> Data section
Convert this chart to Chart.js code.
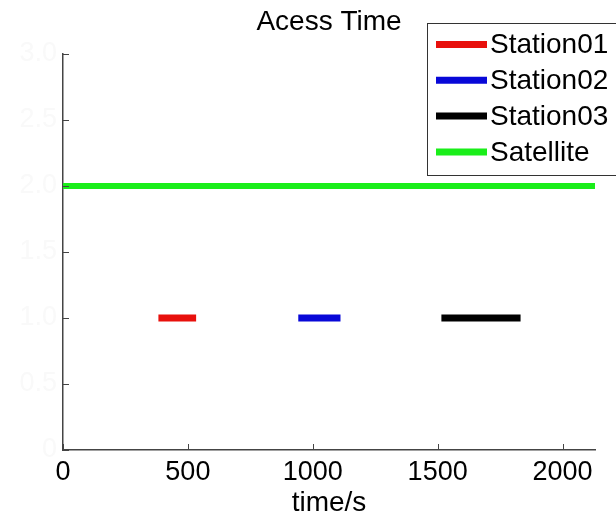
<!DOCTYPE html>
<html>
<head>
<meta charset="utf-8">
<script src="https://cdn.jsdelivr.net/npm/chart.js@4/dist/chart.umd.min.js"></script>
<style>
  html, body { margin: 0; padding: 0; background: #fff; }
  #wrap { width: 616px; height: 515px; }
</style>
</head>
<body>
<div id="wrap"><canvas id="access"></canvas></div>
<script>
const seriesNames = ['Station01', 'Station02', 'Station03', 'Satellite'];
const startTimes = [382, 942, 1515, 0];
const endTimes = [533, 1111, 1832, 2130];
const levels = [1, 1, 1, 2];
const colors = ['#e8100c', '#0808d8', '#000000', '#1aee1a'];
const xTickValues = [0, 500, 1000, 1500, 2000];

const FONT = '"Liberation Sans", Arial, sans-serif';

// MATLAB style ticks point into the plot
const innerTicks = {
  id: 'innerTicks',
  afterDatasetsDraw(chart) {
    const { ctx, chartArea, scales } = chart;
    ctx.save();
    ctx.strokeStyle = '#444';
    ctx.lineWidth = 1;
    scales.x.ticks.forEach(t => {
      const px = Math.round(scales.x.getPixelForValue(t.value)) + 0.5;
      ctx.beginPath();
      ctx.moveTo(px, chartArea.bottom);
      ctx.lineTo(px, chartArea.bottom - 6);
      ctx.stroke();
    });
    scales.y.ticks.forEach(t => {
      const py = Math.round(scales.y.getPixelForValue(t.value)) + 0.5;
      ctx.beginPath();
      ctx.moveTo(chartArea.left, py);
      ctx.lineTo(chartArea.left + 6, py);
      ctx.stroke();
    });
    ctx.restore();
  }
};

const plotTitle = {
  id: 'plotTitle',
  afterDraw(chart) {
    const { ctx, chartArea } = chart;
    ctx.save();
    ctx.font = '28px ' + FONT;
    ctx.fillStyle = '#000';
    ctx.textAlign = 'center';
    ctx.textBaseline = 'middle';
    ctx.fillText('Acess Time', (chartArea.left + chartArea.right) / 2, 22);
    ctx.restore();
  }
};

const boxLegend = {
  id: 'boxLegend',
  afterDraw(chart) {
    const { ctx } = chart;
    const left = 427.5, top = 23.5, right = 630, bottom = 175.5;
    ctx.save();
    ctx.fillStyle = '#fff';
    ctx.fillRect(left, top, right - left, bottom - top);
    ctx.strokeStyle = '#333';
    ctx.lineWidth = 1;
    ctx.strokeRect(left, top, right - left, bottom - top);
    ctx.font = '28px ' + FONT;
    ctx.textBaseline = 'middle';
    chart.data.datasets.forEach((ds, i) => {
      const y = 44.5 + i * 35.8;
      ctx.strokeStyle = ds.borderColor;
      ctx.lineWidth = 7;
      ctx.beginPath();
      ctx.moveTo(436, y);
      ctx.lineTo(487, y);
      ctx.stroke();
      ctx.fillStyle = '#000';
      ctx.fillText(ds.label, 490, y + 1);
    });
    ctx.restore();
  }
};

new Chart(document.getElementById('access'), {
  type: 'line',
  data: {
    datasets: seriesNames.map((name, i) => ({
      label: name,
      data: [{ x: startTimes[i], y: levels[i] }, { x: endTimes[i], y: levels[i] }],
      borderColor: colors[i],
      borderWidth: i === 3 ? 6 : 7,
      borderCapStyle: 'butt',
      pointRadius: 0,
      clip: false
    }))
  },
  options: {
    responsive: true,
    maintainAspectRatio: false,
    animation: false,
    layout: { padding: { top: 54, right: 21, left: 0, bottom: 0 } },
    plugins: {
      legend: { display: false },
      title: { display: false },
      tooltip: { enabled: false }
    },
    scales: {
      x: {
        type: 'linear',
        min: 0,
        max: 2130,
        afterBuildTicks: s => { s.ticks = xTickValues.map(v => ({ value: v })); },
        afterFit: s => { s.height = 65; },
        border: { display: true, color: '#444', width: 1.5 },
        grid: { drawOnChartArea: false, drawTicks: false },
        ticks: {
          color: '#000',
          padding: 6,
          maxRotation: 0,
          callback: v => String(v),
          font: { family: FONT, size: 27 }
        },
        title: {
          display: true,
          text: 'time/s',
          color: '#000',
          padding: { top: 0, bottom: -5 },
          font: { family: FONT, size: 28 }
        }
      },
      y: {
        min: 0,
        max: 3,
        afterFit: s => { s.width = 63; },
        border: { display: true, color: '#444', width: 1.5 },
        grid: { drawOnChartArea: false, drawTicks: false },
        ticks: {
          stepSize: 0.5,
          color: '#f9f9f9',
          padding: 6,
          font: { family: FONT, size: 27 }
        }
      }
    }
  },
  plugins: [innerTicks, plotTitle, boxLegend]
});
</script>
</body>
</html>
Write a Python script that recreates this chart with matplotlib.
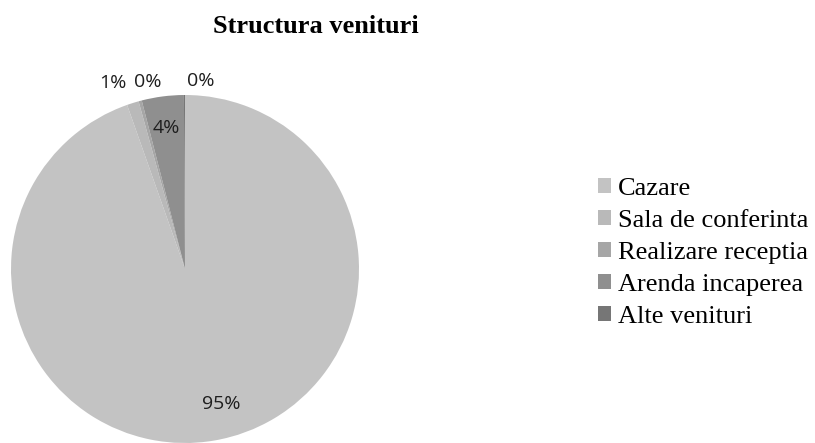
import matplotlib
matplotlib.use('Agg')
import matplotlib.pyplot as plt

categories = ['Cazare', 'Sala de conferinta', 'Realizare receptia', 'Arenda incaperea', 'Alte venituri']
shares = [94.6, 1.1, 0.3, 3.9, 0.1]
colors = ['#c3c3c3', '#b9b9b9', '#a6a6a6', '#8f8f8f', '#767676']

# positions of the small slice labels (pie units), outside the pie
outside_pos = {1: (-0.414, 1.07), 2: (-0.213, 1.075), 4: (0.092, 1.08)}

fig = plt.figure(figsize=(8.15, 4.43), dpi=100)

cx, cy, r = 185, 269, 174
ax = fig.add_axes([(cx - r) / 815, (443 - cy - r) / 443, 2 * r / 815, 2 * r / 443])

wedges, texts, autotexts = ax.pie(
    shares, colors=colors, startangle=90, counterclock=False,
    autopct=lambda p: f'{p:.0f}%', pctdistance=0.82,
    wedgeprops=dict(linewidth=0),
    textprops=dict(family='Open Sans', fontsize=14, color='#1e1e1e'))

for i, t in enumerate(autotexts):
    if i in outside_pos:
        t.set_position(outside_pos[i])
    if i == 0:
        x, y = t.get_position()
        t.set_position((x + 0.07, y + 0.03))

ax.set_xlim(-1, 1)
ax.set_ylim(-1, 1)
ax.set_aspect('auto')
ax.axis('off')

fig.text(316 / 815, 1 - 33 / 443, 'Structura venituri', ha='center', va='baseline',
         family='Liberation Serif', fontsize=19, fontweight='bold')

fig.legend(wedges, categories, loc='upper left', bbox_to_anchor=(598 / 815, 1 - 178 / 443),
           frameon=False, borderpad=0, borderaxespad=0,
           handlelength=0.5, handleheight=0.5, handletextpad=0.25, labelspacing=0.38,
           prop=dict(family='Liberation Serif', size=19))

fig.savefig('out.png', dpi=100)
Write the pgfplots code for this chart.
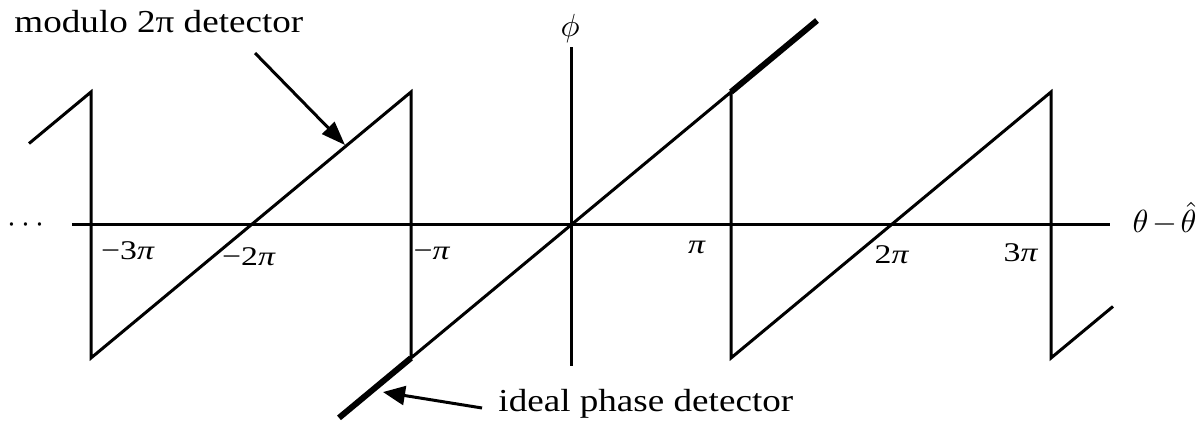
\documentclass[border=0pt]{standalone}
\usepackage{pgfplots}
\pgfplotsset{compat=1.18}
\usepackage{fontspec}
\setmainfont{Liberation Serif}
\usetikzlibrary{arrows.meta}

% x in units of pi (80pt per pi), y in units of pi (66.5pt per pi)
\begin{document}
\begin{tikzpicture}
\begin{axis}[
  x=80pt, y=66.5pt,
  xmin=-3.119, xmax=3.369, ymin=-1.060, ymax=1.338,
  axis lines=middle,
  axis line style={line width=1.5pt, -},
  ticks=none,
  clip=false,
]
% page frame
\path (axis cs:-3.56875,-1.5188) rectangle (axis cs:3.95625,1.6917);

% modulo 2pi phase detector characteristic
\addplot[black, line width=1.5pt, line join=miter] coordinates {
  (-3.3875,0.6125) (-3,1) (-3,-1) (-1,1) (-1,-1)
  (1,1) (1,-1) (3,1) (3,-1) (3.3875,-0.6125)
};

% ideal (linear) phase detector beyond +-pi
\addplot[black, line width=3pt] coordinates {(-1.45,-1.45) (-1,-1)};
\addplot[black, line width=3pt] coordinates {(1,1) (1.5375,1.5375)};

% annotation arrows
\draw[line width=1.5pt, -{Triangle[length=12pt,width=8.5pt]}]
  (axis cs:-1.975,1.293) -- (axis cs:-1.4125,0.6015);
\draw[line width=1.5pt, -{Triangle[length=11pt,width=9.5pt]}]
  (axis cs:-0.556,-1.376) -- (axis cs:-1.175,-1.256);

% annotations
\node[anchor=base west, xscale=1.16, inner sep=0pt, font=\fontsize{16}{19}\selectfont]
  at (axis cs:-3.48125,1.4436) {modulo 2π detector};
\node[anchor=base west, xscale=1.16, inner sep=0pt, font=\fontsize{16}{19}\selectfont]
  at (axis cs:-0.45625,-1.406) {ideal phase detector};

% tick labels
\begin{scope}[every node/.style={anchor=base, inner sep=0pt, xscale=1.25, font=\fontsize{13.5}{16}\selectfont}]
\node at (axis cs:-2.769,-0.263) {−3\textit{π}};
\node at (axis cs:-2.0125,-0.308) {−2\textit{π}};
\node at (axis cs:-0.869,-0.263) {−\textit{π}};
\node at (axis cs:0.7875,-0.218) {\textit{π}};
\node at (axis cs:2.006,-0.293) {2\textit{π}};
\node at (axis cs:2.8125,-0.278) {3\textit{π}};
\end{scope}

% axis names
\node[anchor=center, inner sep=0pt, scale=1.6]
  at (axis cs:-0.006,1.481) {$\phi$};
\node[anchor=base west, inner sep=0pt, scale=1.6]
  at (axis cs:3.5063,-0.06) {$\theta\mkern2mu{-}\mkern2mu\hat{\theta}$};
\node[anchor=base, inner sep=0pt, scale=1.6]
  at (axis cs:-3.406,-0.0564) {$\cdots$};
\end{axis}
\end{tikzpicture}
\end{document}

> Task to carry out
Give again, word for word, the lines from the one that contains "Write a Python" to the one that contains "ax = fig.add_axes([(cx", both included. Omit the pictures.

> Exercise result
Write a Python script that recreates this chart with matplotlib.
import matplotlib
matplotlib.use('Agg')
import matplotlib.pyplot as plt

categories = ['Cazare', 'Sala de conferinta', 'Realizare receptia', 'Arenda incaperea', 'Alte venituri']
shares = [94.6, 1.1, 0.3, 3.9, 0.1]
colors = ['#c3c3c3', '#b9b9b9', '#a6a6a6', '#8f8f8f', '#767676']

# positions of the small slice labels (pie units), outside the pie
outside_pos = {1: (-0.414, 1.07), 2: (-0.213, 1.075), 4: (0.092, 1.08)}

fig = plt.figure(figsize=(8.15, 4.43), dpi=100)

cx, cy, r = 185, 269, 174
ax = fig.add_axes([(cx - r) / 815, (443 - cy - r) / 443, 2 * r / 815, 2 * r / 443])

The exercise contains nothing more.